(Source code of charts)
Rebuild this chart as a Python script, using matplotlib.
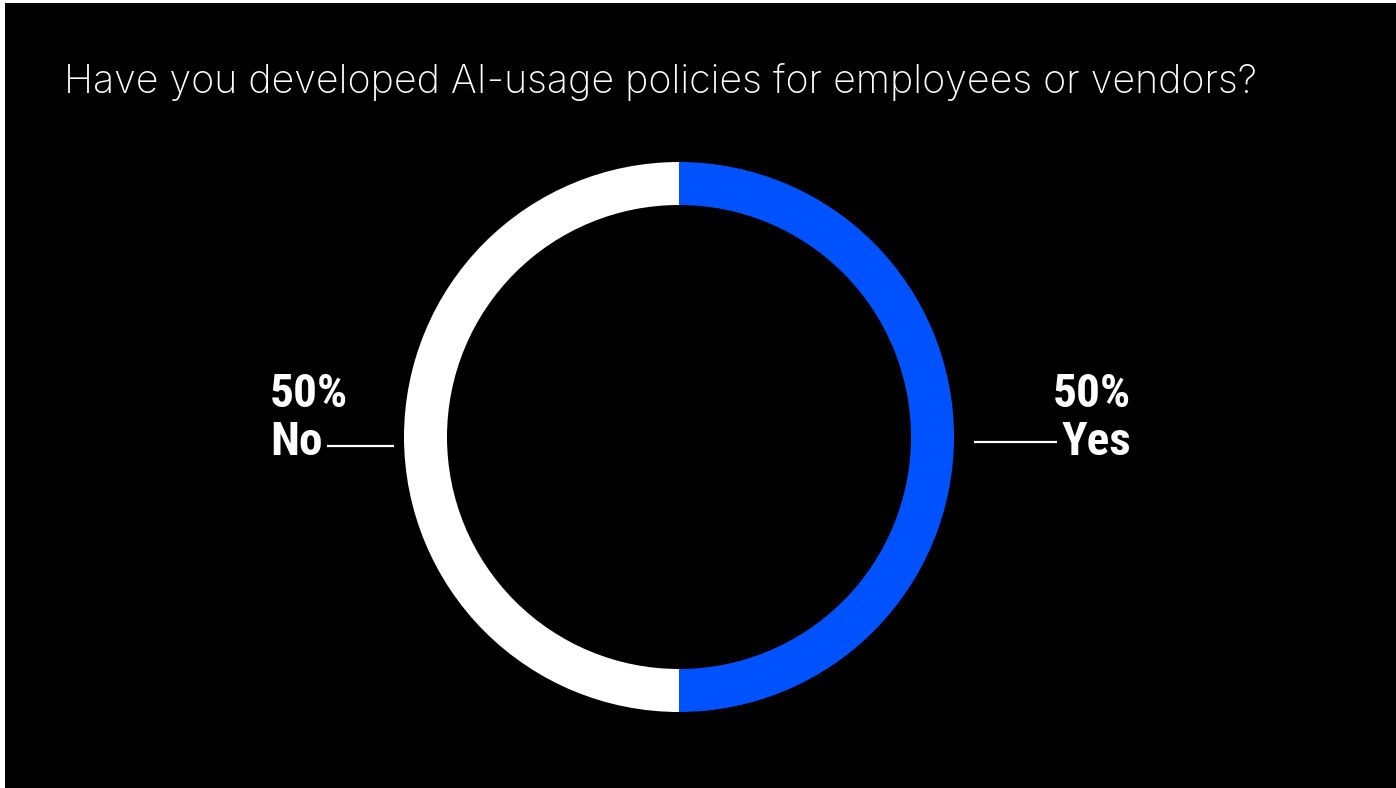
import matplotlib
matplotlib.use("Agg")
import matplotlib.pyplot as plt
from matplotlib.patches import Rectangle

# survey answers
answers = ["Yes", "No"]
shares = [50, 50]
colors = ["#0052ff", "#ffffff"]

title = "Have you developed AI-usage policies for employees or vendors?"

W, H = 1396, 788
fig = plt.figure(figsize=(W / 100, H / 100), dpi=100, facecolor="white")
ax = fig.add_axes([0, 0, 1, 1])

# black slide area (thin white margin on the left and top)
ax.add_patch(Rectangle((5, 0), W - 5, H - 3, facecolor="black", edgecolor="none", zorder=0))

cx, cy = 679, H - 437
ax.pie(shares, colors=colors, startangle=90, counterclock=False,
       center=(cx, cy), radius=275, frame=True,
       wedgeprops=dict(width=43, edgecolor="none"))
ax.set_xlim(0, W)
ax.set_ylim(0, H)
ax.set_aspect("equal")
ax.axis("off")

ax.text(64, H - 93, title, color="white", fontsize=28.3, family="Inter",
        fontweight="light", ha="left", va="baseline")

lab_font = dict(color="white", fontsize=34, family=["Roboto Condensed", "DejaVu Sans"],
                fontweight="bold", fontstretch="condensed", va="baseline")

# right label (Yes)
ax.text(1131, H - 407, f"{shares[0]}%", ha="right", **lab_font)
yes_txt = ax.text(1131, H - 455, answers[0], ha="right", **lab_font)

# left label (No)
ax.text(270, H - 407, f"{shares[1]}%", ha="left", **lab_font)
no_txt = ax.text(270, H - 455, answers[1], ha="left", **lab_font)

# leader lines stop just short of the answer words
fig.canvas.draw()
r = fig.canvas.get_renderer()
to_data = ax.transData.inverted()
yes_x0 = to_data.transform(yes_txt.get_window_extent(r))[0, 0]
no_x1 = to_data.transform(no_txt.get_window_extent(r))[1, 0]
ax.plot([974, yes_x0 - 4], [H - 442, H - 442], color="white", lw=1.6, solid_capstyle="butt")
ax.plot([no_x1 + 4, 394], [H - 446, H - 446], color="white", lw=1.6, solid_capstyle="butt")

fig.savefig("out.png", dpi=100, facecolor=fig.get_facecolor())
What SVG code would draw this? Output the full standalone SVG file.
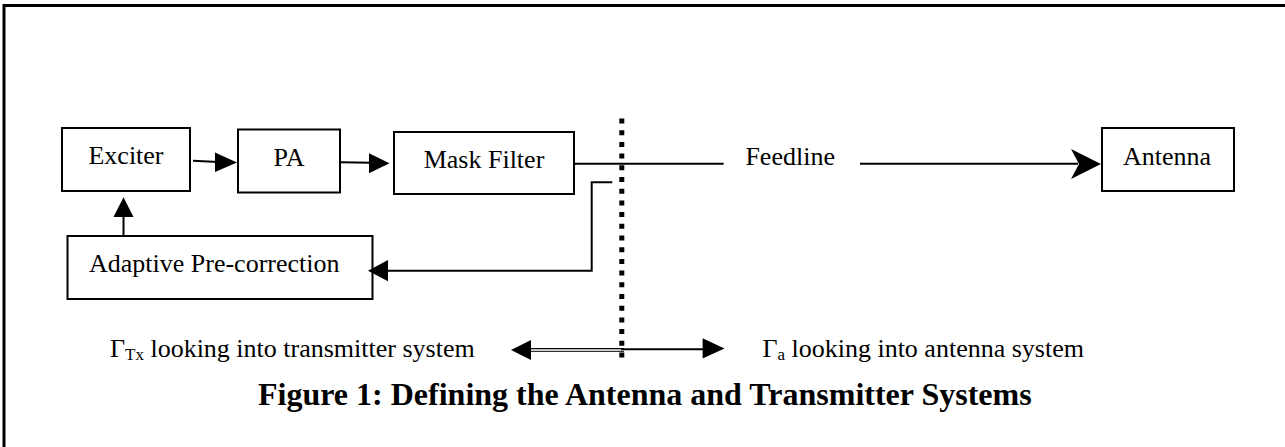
<svg xmlns="http://www.w3.org/2000/svg" width="1285" height="447" viewBox="0 0 1285 447">
<style>
.box{fill:#fff;stroke:#000;stroke-width:2}
.t{font-family:"Liberation Serif","Times New Roman",serif;font-size:26px;fill:#000}
.title{font-family:"Liberation Serif","Times New Roman",serif;font-size:32px;font-weight:bold;fill:#000}
.ln{stroke:#000;stroke-width:2;fill:none}
.ah{fill:#000;stroke:none}
</style>
<rect width="1285" height="447" fill="#fff"/>
<g id="frame">
<line x1="3" y1="5.5" x2="1285" y2="5.5" stroke="#000" stroke-width="3"/>
<line x1="4" y1="4" x2="4" y2="447" stroke="#000" stroke-width="3"/>
</g>
<g id="divider">
<line x1="621.8" y1="118.5" x2="621.8" y2="363" stroke="#000" stroke-width="5" stroke-dasharray="5 6.7"/>
</g>
<g id="exciter">
<rect class="box" x="62" y="128" width="128" height="63"/>
<text class="t" x="126" y="164" text-anchor="middle">Exciter</text>
</g>
<g id="pa">
<rect class="box" x="238" y="129.5" width="102" height="63"/>
<text class="t" x="289" y="166" text-anchor="middle">PA</text>
</g>
<g id="mask-filter">
<rect class="box" x="394" y="132" width="180" height="62"/>
<text class="t" x="484" y="167.5" text-anchor="middle">Mask Filter</text>
</g>
<g id="antenna">
<rect class="box" x="1102" y="128" width="132" height="63"/>
<text class="t" x="1167" y="165" text-anchor="middle">Antenna</text>
</g>
<g id="adaptive">
<rect class="box" x="67.5" y="236" width="305" height="63"/>
<text class="t" x="89" y="271.5">Adaptive Pre-correction</text>
</g>
<g id="connectors">
<line class="ln" x1="193" y1="160.8" x2="218" y2="162"/>
<polygon class="ah" points="237,162.5 215,152.5 215,172"/>
<line class="ln" x1="340.5" y1="162.3" x2="372" y2="162.8"/>
<polygon class="ah" points="389.5,163.3 369,153.3 369,173.3"/>
<line class="ln" x1="574" y1="163.7" x2="723.6" y2="163.7"/>
<text class="t" x="745.4" y="164.7">Feedline</text>
<line class="ln" x1="860" y1="163.7" x2="1078" y2="163.7"/>
<path class="ah" d="M1101,164 L1071,149 L1079,164 L1071,179 Z"/>
<polyline class="ln" points="612.3,182.3 591.7,182.3 591.7,270.7 385,270.7"/>
<polygon class="ah" points="368,270.7 388,260 388,281.3"/>
<line class="ln" x1="123.5" y1="236" x2="123.5" y2="214"/>
<polygon class="ah" points="123.5,197.3 113.5,217 133.5,217"/>
<line x1="528" y1="348.6" x2="624" y2="348.6" stroke="#000" stroke-width="1.2"/>
<line x1="528" y1="351.4" x2="624" y2="351.4" stroke="#333" stroke-width="1.2"/>
<polygon class="ah" points="511,350 531,340 531,360"/>
<line class="ln" x1="621" y1="349.3" x2="706" y2="349.3"/>
<polygon class="ah" points="724.5,348.5 702.6,338.3 702.6,358.5"/>
</g>
<g id="labels">
<text class="t" x="110" y="357">Γ<tspan font-size="17" dy="3">Tx</tspan><tspan dy="-3"> looking into transmitter system</tspan></text>
<text class="t" x="762.4" y="357.3">Γ<tspan font-size="17" dy="3">a</tspan><tspan dy="-3"> looking into antenna system</tspan></text>
<text class="title" x="258" y="405">Figure 1: Defining the Antenna and Transmitter Systems</text>
</g>
</svg>
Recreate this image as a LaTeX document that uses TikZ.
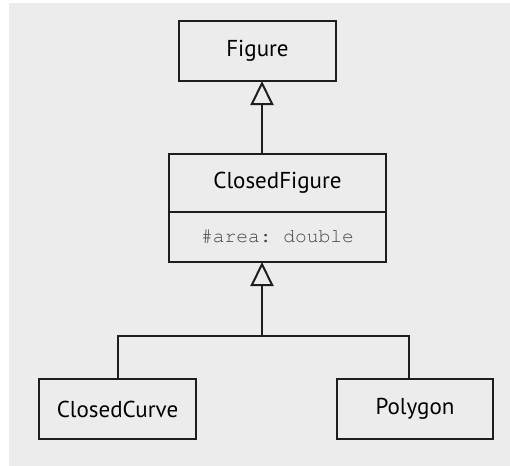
\documentclass[tikz,border=0pt]{standalone}
\usepackage{fontspec}
\setmainfont{PT Sans}
\usepackage{tikz}
\usetikzlibrary{arrows.meta, calc}
\definecolor{bgcol}{HTML}{ECECEC}
\definecolor{inkcol}{HTML}{1E1E1E}
\definecolor{attrcol}{HTML}{444444}
\newcommand{\attrfont}{\fontencoding{T1}\fontfamily{pcr}\selectfont\frenchspacing}

\begin{document}
\begin{tikzpicture}[x=0.5pt, y=-0.5pt]
    \tikzset{
      cls/.style={
        draw=inkcol,
        line width=1pt,
        rectangle,
        inner sep=0pt,
        outer sep=0pt,
        minimum width=78.5pt,
        minimum height=30pt,
        font=\fontsize{11.5}{13}\selectfont,
        % fill=white,
      },
      attr/.style={
        cls,
        minimum height=25pt,
        font=\attrfont\fontsize{9.8}{12}\selectfont,
        text=attrcol,
      },
      gen/.style={
        -{Triangle[open, length=12pt, width=11.5pt]},
        draw=inkcol,
        line width=1pt,
      },
      lnk/.style={
        draw=inkcol,
        line width=1pt,
      }
    }

    % page and background
    \useasboundingbox (0,0) rectangle (510,466);
    \fill[bgcol] (9,3) rectangle (510,466);

    % classes
    \node[cls] (fig) at (257.5,51) {Figure};
    \node[cls, minimum width=108.5pt, minimum height=29pt] (cf) at (277.5,183) {ClosedFigure};
    \node[attr, minimum width=108.5pt, anchor=north] (cfattr) at (cf.south) {\#area: double};
    \node[cls] (cc) at (117.5,409) {ClosedCurve};
    \node[cls, minimum width=78pt] (poly) at (415,409) {Polygon};

    % junctions
    \coordinate (j)  at (262,335.5);
    \coordinate (jr) at (409,335.5);

    % generalisation
    \draw[gen] (cf.north -| j) -- (j |- fig.south);
    \draw[gen] (j) -- (j |- cfattr.south);
    \draw[lnk] (cc.north) |- (jr) -- (jr |- poly.north);
\end{tikzpicture}
\end{document}
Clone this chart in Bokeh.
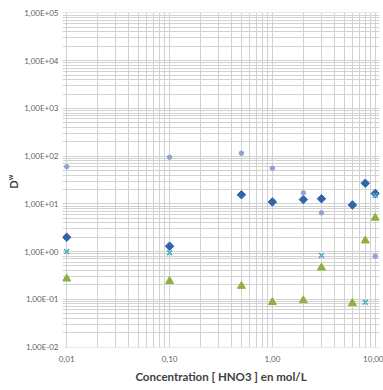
import math
from bokeh.plotting import figure
from bokeh.models import Range1d, FixedTicker, Label
from bokeh.embed import file_html
from bokeh.resources import INLINE

# Data
conc_diamond = [0.01, 0.1, 0.5, 1.0, 2.0, 3.0, 6.0, 8.0, 10.0]
dw_diamond = [2.0, 1.3, 15.5, 11.0, 12.3, 12.8, 9.5, 27.0, 16.5]

conc_circle = [0.01, 0.1, 0.5, 1.0, 2.0, 3.0, 10.0]
dw_circle = [60.0, 95.0, 115.0, 56.0, 17.0, 6.5, 0.8]

conc_cross = [0.01, 0.1, 3.0, 8.0, 10.0]
dw_cross = [1.0, 0.95, 0.83, 0.087, 15.0]

conc_tri = [0.01, 0.1, 0.5, 1.0, 2.0, 3.0, 6.0, 8.0, 10.0]
dw_tri = [0.27, 0.24, 0.19, 0.087, 0.095, 0.46, 0.083, 1.7, 5.1]

x_ticks = [0.01, 0.1, 1.0, 10.0]
x_tick_labels = ["0,01", "0,10", "1,00", "10,00"]
y_ticks = [1e-2, 1e-1, 1e0, 1e1, 1e2, 1e3, 1e4, 1e5]
y_tick_labels = ["1,00E-02", "1,00E-01", "1,00E+00", "1,00E+01",
                 "1,00E+02", "1,00E+03", "1,00E+04", "1,00E+05"]

x_minor = [k * 10.0 ** e for e in range(-2, 1) for k in range(2, 10)]
y_minor = [k * 10.0 ** e for e in range(-2, 5) for k in range(2, 10)]

FONT = "Lato"
GRID = "#d2d2d2"
LABEL = "#5f5f5f"

p = figure(width=383, height=390, x_axis_type="log", y_axis_type="log",
           x_range=Range1d(0.0091, 11.0), y_range=Range1d(0.0098, 1.02e5),
           output_backend="svg", toolbar_location=None,
           min_border_left=61, min_border_right=4,
           min_border_top=12, min_border_bottom=43)
p.outline_line_color = None
p.background_fill_color = "white"

p.xaxis.ticker = FixedTicker(ticks=x_ticks, minor_ticks=x_minor)
p.yaxis.ticker = FixedTicker(ticks=y_ticks, minor_ticks=y_minor)
p.xaxis.major_label_overrides = {v: s for v, s in zip(x_ticks, x_tick_labels)}
p.yaxis.major_label_overrides = {v: s for v, s in zip(y_ticks, y_tick_labels)}
p.xaxis.bounds = (0.01, 10.0)

for ax in (p.xaxis, p.yaxis):
    ax.axis_line_color = None
    ax.major_tick_line_color = None
    ax.minor_tick_line_color = None
    ax.major_tick_out = 0
    ax.minor_tick_out = 0
    ax.major_label_text_font = FONT
    ax.major_label_text_font_size = "8px"
    ax.major_label_text_color = LABEL

p.xaxis.major_label_standoff = 8
p.yaxis.major_label_standoff = 4

p.xaxis.axis_label = "Concentration [ HNO3 ] en mol/L"
p.xaxis.axis_label_text_font = FONT
p.xaxis.axis_label_text_font_style = "bold"
p.xaxis.axis_label_text_font_size = "11.5px"
p.xaxis.axis_label_text_color = "#404040"
p.xaxis.axis_label_standoff = 5

for g in (p.xgrid, p.ygrid):
    g.grid_line_color = GRID
    g.minor_grid_line_color = GRID
    g.grid_line_width = 1
    g.minor_grid_line_width = 1

p.scatter(conc_diamond, dw_diamond, marker="square", angle=math.pi / 4,
          size=6, fill_color="#3065AA", line_color="#3065AA")
p.scatter(conc_circle, dw_circle, marker="circle", size=4.5,
          fill_color="#8FA3D4", line_color="#8FA3D4")
p.scatter(conc_cross, dw_cross, marker="x", size=7,
          line_color="#4BACC6", line_width=1.5)
p.scatter(conc_tri, dw_tri, marker="triangle", size=8,
          fill_color="#8DB03F", line_color="#8DB03F")

lab_d = Label(x=5, y=163, x_units="screen", y_units="screen", text="D",
              angle=math.pi / 2, text_font=FONT, text_font_style="bold",
              text_font_size="11px", text_color="#404040",
              text_align="center", text_baseline="middle")
lab_w = Label(x=9, y=170, x_units="screen", y_units="screen", text="w",
              angle=math.pi / 2, text_font=FONT, text_font_style="bold",
              text_font_size="7px", text_color="#404040",
              text_align="center", text_baseline="middle")
p.add_layout(lab_d, "left")
p.add_layout(lab_w, "left")

open("out.html", "w").write(file_html(p, INLINE))
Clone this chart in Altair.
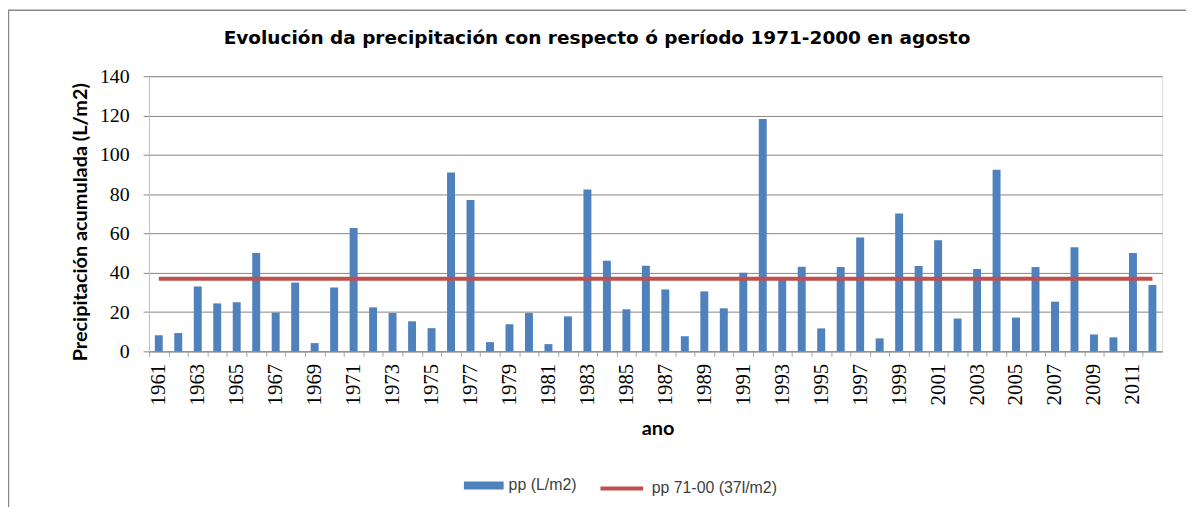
import altair as alt
import pandas as pd

years = [str(y) for y in range(1961, 2013)]
pp = [8.2, 9.3, 33.0, 24.4, 25.0, 50.0, 19.7, 35.0, 4.2, 32.5,
      62.8, 22.4, 19.5, 15.3, 11.8, 91.0, 77.0, 4.7, 13.8, 19.5,
      3.7, 17.8, 82.4, 46.1, 21.4, 43.6, 31.5, 7.7, 30.5, 21.9,
      40.0, 118.3, 36.5, 43.1, 11.7, 42.9, 58.0, 6.6, 70.2, 43.4,
      56.6, 16.7, 41.9, 92.4, 17.2, 42.9, 25.3, 53.0, 8.6, 7.1,
      50.0, 33.8]
y_ticks = [0, 20, 40, 60, 80, 100, 120, 140]
ref_value = 37
series_names = ["pp (L/m2)", "pp 71-00 (37l/m2)"]
title_text = "Evolución da precipitación con respecto ó período 1971-2000  en agosto"
y_title = "Precipitación acumulada (L/m2)"
x_title = "ano"

bars_df = pd.DataFrame({"ano": years, "pp": pp, "serie": series_names[0]})
line_df = pd.DataFrame({"ano": years, "pp": [ref_value] * len(years), "serie": series_names[1]})

W, H = 1020, 277
n = len(years)
step = W / n

xscale = alt.Scale(paddingInner=0.59, paddingOuter=0.295)
yscale = alt.Scale(domain=[0, 140], nice=False)

x_axis = alt.Axis(
    labelAngle=-90, labelExpr="toNumber(datum.value) % 2 == 1 ? datum.label : ''",
    tickOffset=-step / 2, labelOffset=step / 2,
    titleX=W / 2 + 2, titleY=78, titleBaseline="middle",
)
y_axis = alt.Axis(
    values=y_ticks,
    titleX=-69, titleY=H / 2 + 8, titleAngle=-90, titleBaseline="middle",
    titleAlign="center",
)

bars = alt.Chart(bars_df).mark_bar(size=8).encode(
    x=alt.X("ano:O", scale=xscale, sort=years, title=x_title, axis=x_axis),
    y=alt.Y("pp:Q", scale=yscale, title=y_title, axis=y_axis),
    fill=alt.Fill(
        "serie:N",
        scale=alt.Scale(domain=[series_names[0]], range=["#4F81BD"]),
        legend=alt.Legend(
            title=None, orient="none", legendX=317, legendY=392,
            symbolType="M-1,-0.2L1,-0.2L1,0.2L-1,0.2Z", symbolSize=1600,
            symbolStrokeWidth=0, labelFont="Liberation Sans", labelFontSize=16,
            labelColor="#404040", labelOffset=5,
        ),
    ),
)

line = alt.Chart(line_df).mark_line(strokeWidth=4).encode(
    x=alt.X("ano:O", sort=years, scale=xscale, title=x_title, axis=x_axis),
    y=alt.Y("pp:Q", scale=yscale, title=y_title, axis=y_axis),
    stroke=alt.Stroke(
        "serie:N",
        scale=alt.Scale(domain=[series_names[1]], range=["#C0504D"]),
        legend=alt.Legend(
            title=None, orient="none", legendX=452, legendY=391,
            symbolType="stroke", symbolSize=1850, symbolStrokeWidth=4,
            labelFont="Liberation Sans", labelFontSize=16, labelColor="#404040",
            labelOffset=6,
        ),
    ),
)

border = alt.Chart(alt.Data(values=[{}])).mark_rect(
    filled=False, stroke="#888888", strokeWidth=1.5
).encode(
    x=alt.value(-141.5), x2=alt.value(1100), y=alt.value(-66.5), y2=alt.value(600)
)

chart = alt.layer(border, bars, line).resolve_scale(
    fill="independent", stroke="independent"
).properties(
    width=W,
    height=H,
    padding={"left": 142, "top": 67, "right": 24, "bottom": 155},
    autosize=alt.AutoSizeParams(type="none"),
    title=alt.TitleParams(
        text=title_text, font="DejaVu Sans", fontSize=18.6, fontWeight="bold", color="#000000",
        anchor="middle", frame="group", dx=-59, dy=64, offset=26,
    ),
).configure_view(
    stroke=None
).configure(
    background="white"
).configure_axis(
    labelFont="Liberation Serif", labelColor="#000000", labelOverlap=False,
    titleFont="Lato", titleFontSize=20, titleFontWeight="bold", titleColor="#000000",
).configure_axisX(
    labelFontSize=21, tickSize=5, tickColor="#A6A6A6", labelPadding=7,
    domainColor="#868686", grid=False,
).configure_axisY(
    labelFontSize=20, tickSize=6, tickColor="#868686", labelPadding=14,
    domainColor="#BFBFBF", gridColor="#868686", gridWidth=1, grid=True,
)

chart.save("out.html", embed_options={"renderer": "svg", "actions": False})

# [STATED GOAL]
Reproduce, word for word, every line from the start of the records down to and including the line with "from matplotlib.patches import Rectangle"; skip the pictures.

# [EXERCISE RESULT]
Rebuild this chart as a Python script, using matplotlib.
import matplotlib
matplotlib.use("Agg")
import matplotlib.pyplot as plt
from matplotlib.patches import Rectangle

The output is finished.